Exercise directions:
Copy out the data below from the line containing "Convert this chart to Apache ECharts code." to the line containing "function pairs(xs, ys)", both lines included, with all images left out.

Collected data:
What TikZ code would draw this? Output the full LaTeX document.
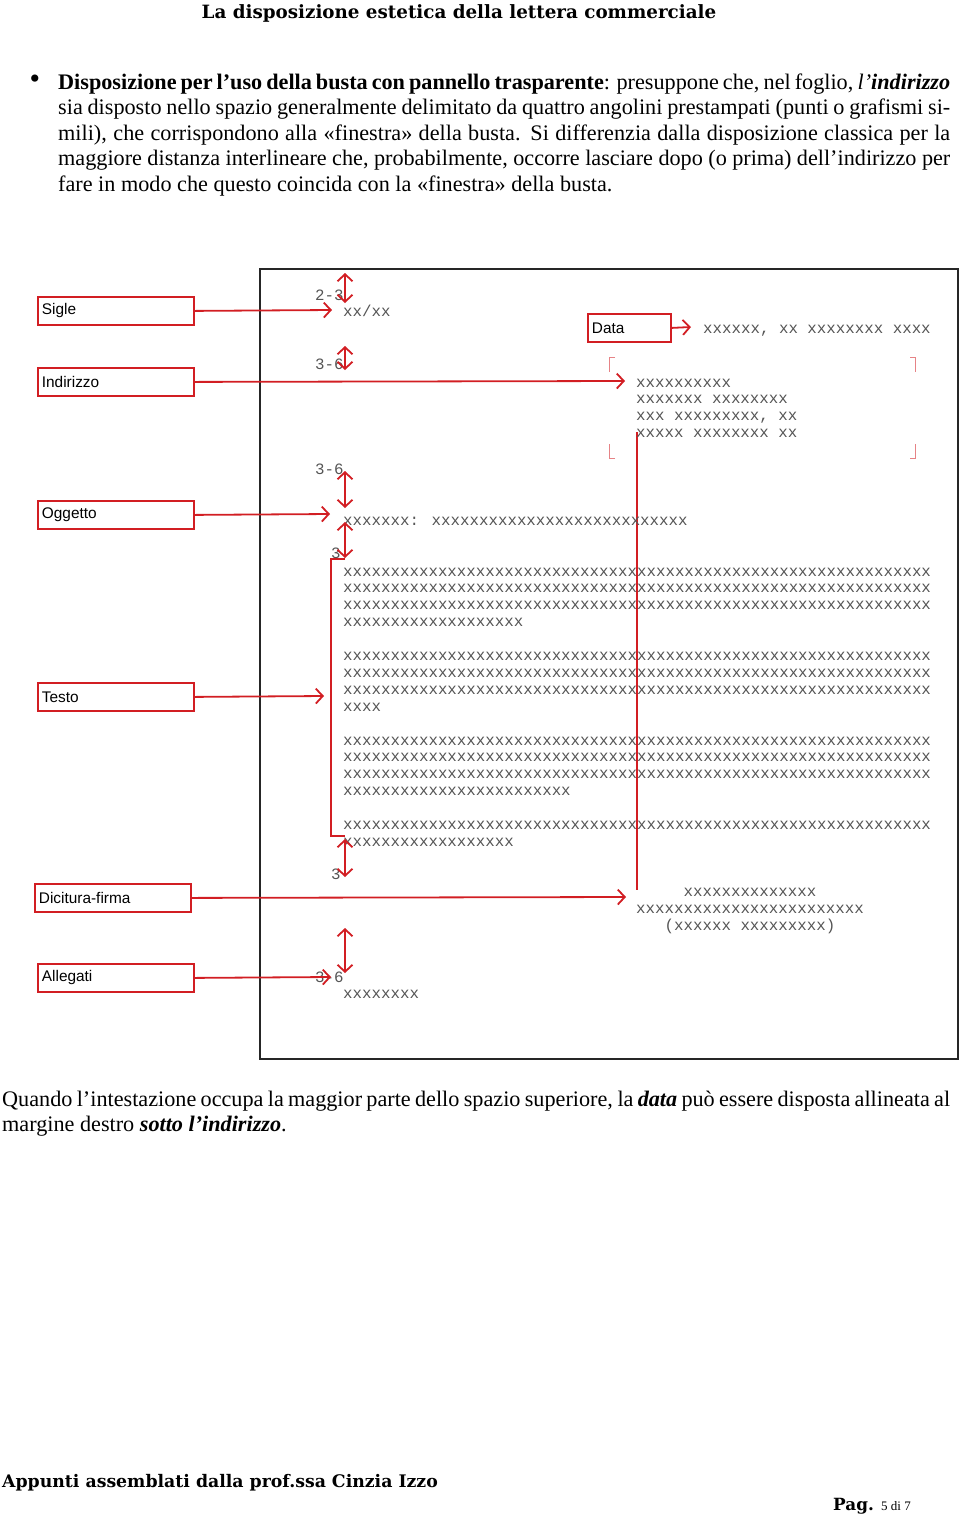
\documentclass[tikz,border=0pt]{standalone}
\usepackage{fontspec}
\setmainfont{Liberation Serif}
\newfontfamily\monof{Liberation Mono}
\newfontfamily\sansf{Liberation Sans}
\newfontfamily\headf{DejaVu Serif}
\usetikzlibrary{arrows.meta}
\definecolor{lred}{RGB}{210,30,35}
\definecolor{mgray}{RGB}{85,85,85}
\newcommand\xrun[1]{\ifnum#1>0 x\expandafter\xrun\expandafter{\the\numexpr#1-1\relax}\fi}
\tikzset{
  mono/.style={font=\monof\fontsize{15.8}{16.9}\selectfont, text=mgray, inner sep=0pt, anchor=base west},
  lab/.style={draw=lred, line width=1.8pt, fill=white, font=\sansf\fontsize{15.4}{18}\selectfont,
    text width=148pt, align=left, inner xsep=4pt, inner ysep=0pt, minimum height=28pt, anchor=north west},
  arr/.style={draw=lred, line width=1.8pt, -{Straight Barb[length=7pt,width=15pt,line width=1.8pt]}},
  darr/.style={draw=lred, line width=1.8pt, {Straight Barb[length=7pt,width=15pt,line width=1.8pt]}-{Straight Barb[length=7pt,width=15pt,line width=1.8pt]}},
  redline/.style={draw=lred, line width=1.8pt},
  corner/.style={draw=lred!55, line width=1pt},
  body/.style={font=\fontsize{22.2}{25.5}\selectfont, inner sep=0pt, align=justify, anchor=base west}
}
\begin{document}
\begin{tikzpicture}[x=1pt,y=-1pt]
\useasboundingbox (0,0) rectangle (960,1516);

% header
\node[font=\headf\bfseries\fontsize{18.3}{24}\selectfont, inner sep=0pt, anchor=base] (title) at (459,18) {La disposizione estetica della lettera commerciale};

% bullet paragraph
\node[font=\fontsize{30}{30}\selectfont, inner sep=0pt] (bullet) at (35,82) {•};
\node[body, text width=892pt] (para) at (58,89) {\textbf{Disposizione per l’uso della busta con pannello trasparente}: presuppone che, nel foglio, \textit{l’\textbf{indirizzo}}\linebreak
sia disposto nello spazio generalmente delimitato da quattro angolini prestampati (punti o grafismi si-\linebreak
mili), che corrispondono alla «finestra» della busta. Si differenzia dalla disposizione classica per la\linebreak
maggiore distanza interlineare che, probabilmente, occorre lasciare dopo (o prima) dell’indirizzo per\linebreak
fare in modo che questo coincida con la «finestra» della busta.};

% frame
\draw[line width=1.6pt, black!85] (260,269) rectangle (958,1059);

% window corners
\draw[corner] (615,357) -- (609,357) -- (609,372);
\draw[corner] (910,357) -- (915,357) -- (915,372);
\draw[corner] (615,458) -- (609,458) -- (609,444);
\draw[corner] (910,458) -- (915,458) -- (915,444);

% long vertical red line and bracket
\draw[redline] (637,432) -- (637,890);
\draw[redline] (345,559) -- (331,559) -- (331,836) -- (345,836);

% letter text
\node[mono] (sig) at (343,316) {xx/xx};
\node[mono] (date) at (703,333) {xxxxxx, xx xxxxxxxx xxxx};
\node[mono] (ad1) at (636,387) {xxxxxxxxxx};
\node[mono] (ad2) at (636,403.7) {xxxxxxx xxxxxxxx};
\node[mono] (ad3) at (636,420.4) {xxx xxxxxxxxx, xx};
\node[mono] (ad4) at (636,437.1) {xxxxx xxxxxxxx xx};
\node[mono] (ogg) at (343,525) {xxxxxxx: \xrun{27}};
\foreach \n [count=\i from 0] in {62,62,62,19,0,62,62,62,4,0,62,62,62,24,0,62,18} {
  \ifnum\n>0 \node[mono] (b\i) at (343,{576+16.9*\i}) {\xrun{\n}};\fi
}
\node[mono, anchor=base] (f1) at (750,896) {xxxxxxxxxxxxxx};
\node[mono, anchor=base] (f2) at (750,913) {xxxxxxxxxxxxxxxxxxxxxxxx};
\node[mono, anchor=base] (f3) at (750,930) {(xxxxxx xxxxxxxxx)};
\node[mono] (all) at (343,998) {xxxxxxxx};

% spacing labels
\node[mono] (s1) at (315,300) {2-3};
\node[mono] (s2) at (315,369) {3-6};
\node[mono] (s3) at (315,474) {3-6};
\node[mono] (s4) at (331,558) {3};
\node[mono] (s5) at (331,879) {3};
\node[mono] (s6) at (315,982) {3-6};

% double arrows
\coordinate (d1a) at (345,273); \coordinate (d1b) at (345,303);
\coordinate (d2a) at (345,346); \coordinate (d2b) at (345,370);
\coordinate (d3a) at (345,471); \coordinate (d3b) at (345,508);
\coordinate (d4a) at (345,522); \coordinate (d4b) at (345,558);
\coordinate (d5a) at (345,839); \coordinate (d5b) at (345,877);
\coordinate (d6a) at (345,928); \coordinate (d6b) at (345,973);
\draw[darr] (d1a) -- (d1b);
\draw[darr] (d2a) -- (d2b);
\draw[darr] (d3a) -- (d3b);
\draw[darr] (d4a) -- (d4b);
\draw[darr] (d5a) -- (d5b);
\draw[darr] (d6a) -- (d6b);

% label boxes
\node[lab] (sigle) at (37,296) {Sigle};
\node[lab] (indir) at (37,367) {Indirizzo};
\node[lab] (ogget) at (37,500) {Oggetto};
\node[lab] (testo) at (37,682) {Testo};
\node[lab] (dicit) at (34,883) {Dicitura-firma};
\node[lab] (alleg) at (37,963) {Allegati};
\node[lab, text width=75pt] (data) at (587,313) {Data};

\coordinate (tSig) at (332,310);
\coordinate (tInd) at (625,381);
\coordinate (tOgg) at (330,514);
\coordinate (tTes) at (324,696);
\coordinate (tDic) at (626,897);
\coordinate (tAll) at (331,977);
\coordinate (tDat) at (691,327);
\draw[arr] (sigle.east) -- (tSig);
\draw[arr] (indir.east) -- (tInd);
\draw[arr] (ogget.east) -- (tOgg);
\draw[arr] (testo.east) -- (tTes);
\draw[arr] (dicit.east) -- (tDic);
\draw[arr] (alleg.east) -- (tAll);
\draw[arr] (data.east) -- (tDat);

% bottom paragraph
\node[body, text width=948pt] (note) at (2,1106) {Quando l’intestazione occupa la maggior parte dello spazio superiore, la \textbf{\textit{data}} può essere disposta allineata al\linebreak
margine destro \textbf{\textit{sotto l’indirizzo}}.};

% footer
\node[font=\headf\bfseries\fontsize{17.3}{20}\selectfont, inner sep=0pt, anchor=base west] (foot) at (2,1487) {Appunti assemblati dalla prof.ssa Cinzia Izzo};
\node[font=\headf\bfseries\fontsize{16.8}{20}\selectfont, inner sep=0pt, anchor=base west] (pag) at (833,1510) {Pag.};
\node[font=\fontsize{13}{14}\selectfont, inner sep=0pt, anchor=base west] (pnum) at (881,1510) {5 di 7};
\end{tikzpicture}
\end{document}
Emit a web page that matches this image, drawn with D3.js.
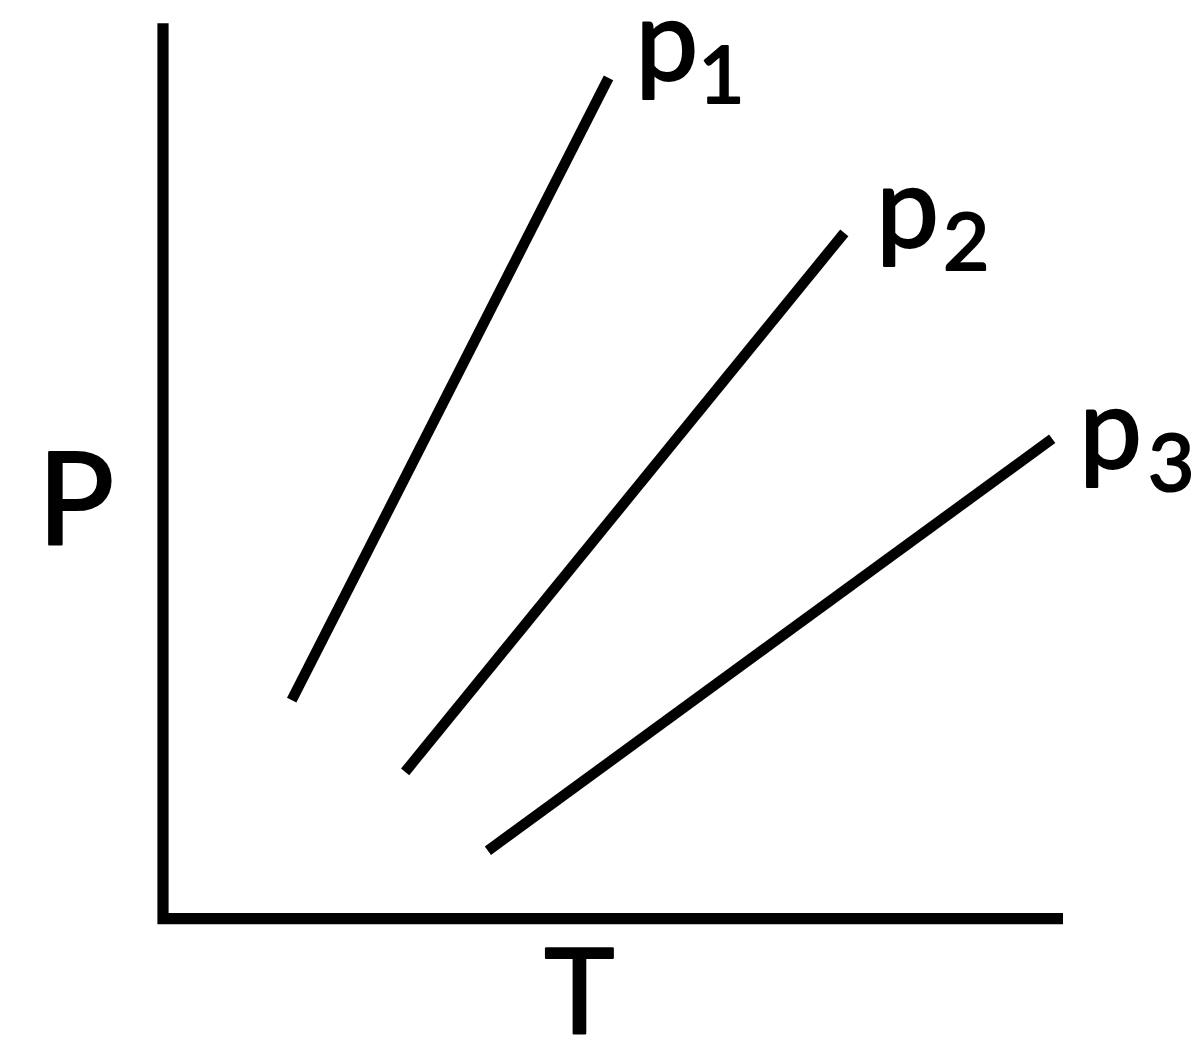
<!DOCTYPE html>
<html>
<head>
<meta charset="utf-8">
<script src="https://cdn.jsdelivr.net/npm/d3@7/dist/d3.min.js"></script>
<style>
  html, body { margin: 0; padding: 0; background: #fff; }
  svg { display: block; }
  text { font-family: Lato, "Open Sans", sans-serif; fill: #000; stroke: #000; stroke-width: 2.2px; stroke-linejoin: round; }
</style>
</head>
<body>
<svg id="chart" width="1200" height="1057"></svg>
<script>
// ---- data (abstract T / P units, 0..100) ----
const seriesNames = ["p", "p", "p"];
const seriesSubs = ["1", "2", "3"];
const startT = [14.3, 26.9, 36.1];
const startP = [24.4, 16.4, 7.6];
const endT = [49.5, 75.7, 98.8];
const endP = [93.9, 76.6, 53.6];
const axisLabels = { x: "T", y: "P" };
const domainT = [0, 100];
const domainP = [0, 100];

// ---- layout ----
const svg = d3.select("#chart");
const x = d3.scaleLinear().domain(domainT).range([163, 1063]);
const y = d3.scaleLinear().domain(domainP).range([918.7, 23.3]);

// axes (L-shape)
const axisPath = d3.path();
axisPath.moveTo(x(domainT[0]), y(domainP[1]));
axisPath.lineTo(x(domainT[0]), y(domainP[0]));
axisPath.lineTo(x(domainT[1]), y(domainP[0]));
svg.append("path")
  .attr("d", axisPath.toString())
  .attr("fill", "none")
  .attr("stroke", "#000")
  .attr("stroke-width", 11.2)
  .attr("stroke-linejoin", "miter")
  .attr("stroke-linecap", "butt");

// lines
const series = seriesSubs.map((s, i) => ({
  name: seriesNames[i], sub: s,
  pts: [[startT[i], startP[i]], [endT[i], endP[i]]]
}));
const line = d3.line().x(d => x(d[0])).y(d => y(d[1]));
svg.selectAll("path.iso").data(series).join("path")
  .attr("class", "iso")
  .attr("d", d => line(d.pts))
  .attr("fill", "none")
  .attr("stroke", "#000")
  .attr("stroke-width", 10.5)
  .attr("stroke-linecap", "butt");

// labels near the upper ends
const labelOffsets = [[27, 2], [32, 14], [27, 29]];
const subDx = [0, 4, 6];
const lbl = svg.selectAll("text.lbl").data(series).join("text")
  .attr("class", "lbl")
  .attr("x", (d, i) => x(d.pts[1][0]) + labelOffsets[i][0])
  .attr("y", (d, i) => y(d.pts[1][1]) + labelOffsets[i][1])
  .style("font-size", "112px");
lbl.append("tspan").text(d => d.name);
lbl.append("tspan")
  .attr("dx", (d, i) => subDx[i])
  .attr("dy", 23)
  .style("font-size", "80px")
  .text(d => d.sub);

// axis titles
svg.append("text")
  .attr("x", 579.5)
  .attr("y", 1033)
  .attr("text-anchor", "middle")
  .style("font-size", "119px")
  .text(axisLabels.x);
svg.append("text")
  .attr("x", 37.5)
  .attr("y", 544)
  .attr("text-anchor", "start")
  .style("font-size", "128px")
  .text(axisLabels.y);
</script>
</body>
</html>
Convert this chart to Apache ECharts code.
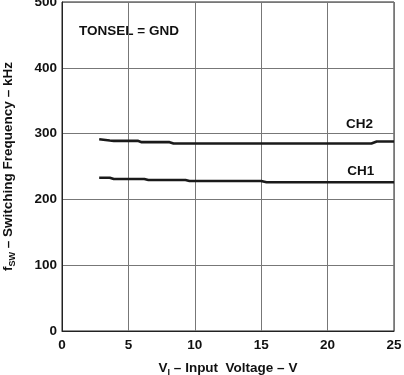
<!DOCTYPE html>
<html>
<head>
<meta charset="utf-8">
<script src="https://cdn.jsdelivr.net/npm/echarts@6/dist/echarts.min.js"></script>
<style>
html,body{margin:0;padding:0;background:#fff;}
#c{width:404px;height:375px;}
</style>
</head>
<body>
<div id="c"></div>
<script>
// X axis: input voltage (V)
const ch2Volts = [2.8, 3.6, 3.9, 5.7, 6.0, 8.1, 8.4, 23.3, 23.7, 25];
const ch2Freq  = [291.5, 289.5, 289, 289, 287, 287, 285, 285, 288, 288];
const ch1Volts = [2.8, 3.6, 3.9, 6.2, 6.5, 9.3, 9.6, 15.0, 15.4, 25];
const ch1Freq  = [233, 233, 231, 231, 229.5, 229.5, 228, 228, 226, 226];
const xTicks = [0, 5, 10, 15, 20, 25];
const yTicks = [0, 100, 200, 300, 400, 500];
const seriesNames = ['CH2', 'CH1'];
const labelPos = [[22.4, 314], [22.5, 242]];

const FONT = '"Liberation Sans", Arial, sans-serif';
const FS = 13.5;
const chart = echarts.init(document.getElementById('c'), null, {renderer: 'canvas'});

function pairs(xs, ys) { return xs.map((x, i) => [x, ys[i]]); }

function mkSeries(name, xs, ys, lp) {
  return {
    name: name,
    type: 'line',
    data: pairs(xs, ys),
    symbol: 'none',
    lineStyle: {color: '#1a1a1a', width: 2.6},
    z: 5,
    markPoint: {
      symbol: 'circle', symbolSize: 0,
      label: {show: true, formatter: name, color: '#111', fontFamily: FONT,
              fontWeight: 'bold', fontSize: FS, position: 'inside'},
      data: [{coord: lp, value: name}]
    }
  };
}

chart.setOption({
  animation: false,
  backgroundColor: '#fff',
  grid: {left: 62, right: 10, top: 2, bottom: 44, show: true,
         borderColor: '#222', borderWidth: 1,
         containLabel: false, outerBoundsMode: 'none'},
  xAxis: {
    type: 'value', min: xTicks[0], max: xTicks[xTicks.length - 1], interval: 5,
    name: '{m|V}{s|I}{m| – Input  Voltage – V}',
    nameLocation: 'middle', nameGap: 28,
    nameTextStyle: {rich: {
      m: {fontFamily: FONT, fontWeight: 'bold', fontSize: FS, color: '#111'},
      s: {fontFamily: FONT, fontWeight: 'bold', fontSize: 9, color: '#111', padding: [9, 0, 0, 0]}
    }},
    axisLine: {show: true, lineStyle: {color: '#222', width: 1}},
    axisTick: {show: false},
    axisLabel: {fontFamily: FONT, fontWeight: 'bold', fontSize: FS, color: '#111', margin: 7},
    splitLine: {show: true, lineStyle: {color: '#777', width: 1}}
  },
  yAxis: {
    type: 'value', min: yTicks[0], max: yTicks[yTicks.length - 1], interval: 100,
    name: '{m|f}{s|SW}{m| – Switching Frequency – kHz}',
    nameLocation: 'middle', nameGap: 45, nameRotate: 90,
    nameTextStyle: {rich: {
      m: {fontFamily: FONT, fontWeight: 'bold', fontSize: FS, color: '#111'},
      s: {fontFamily: FONT, fontWeight: 'bold', fontSize: 9, color: '#111', padding: [9, 0, 0, 0]}
    }},
    axisLine: {show: true, lineStyle: {color: '#222', width: 1}},
    axisTick: {show: false},
    axisLabel: {fontFamily: FONT, fontWeight: 'bold', fontSize: FS, color: '#111', margin: 5},
    splitLine: {show: true, lineStyle: {color: '#777', width: 1}}
  },
  graphic: [{
    type: 'text', left: 79, top: 24,
    style: {text: 'TONSEL = GND', fill: '#111', font: 'bold ' + FS + 'px ' + FONT}
  }],
  series: [
    mkSeries(seriesNames[0], ch2Volts, ch2Freq, labelPos[0]),
    mkSeries(seriesNames[1], ch1Volts, ch1Freq, labelPos[1])
  ]
});
</script>
</body>
</html>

Exercise solution:
Convert this chart to Apache ECharts code.
<!DOCTYPE html>
<html>
<head>
<meta charset="utf-8">
<script src="https://cdn.jsdelivr.net/npm/echarts@6/dist/echarts.min.js"></script>
<style>
html,body{margin:0;padding:0;background:#fff;}
#c{width:404px;height:375px;}
</style>
</head>
<body>
<div id="c"></div>
<script>
// X axis: input voltage (V)
const ch2Volts = [2.8, 3.6, 3.9, 5.7, 6.0, 8.1, 8.4, 23.3, 23.7, 25];
const ch2Freq  = [291.5, 289.5, 289, 289, 287, 287, 285, 285, 288, 288];
const ch1Volts = [2.8, 3.6, 3.9, 6.2, 6.5, 9.3, 9.6, 15.0, 15.4, 25];
const ch1Freq  = [233, 233, 231, 231, 229.5, 229.5, 228, 228, 226, 226];
const xTicks = [0, 5, 10, 15, 20, 25];
const yTicks = [0, 100, 200, 300, 400, 500];
const seriesNames = ['CH2', 'CH1'];
const labelPos = [[22.4, 314], [22.5, 242]];

const FONT = '"Liberation Sans", Arial, sans-serif';
const FS = 13.5;
const chart = echarts.init(document.getElementById('c'), null, {renderer: 'canvas'});

function pairs(xs, ys) { return xs.map((x, i) => [x, ys[i]]); }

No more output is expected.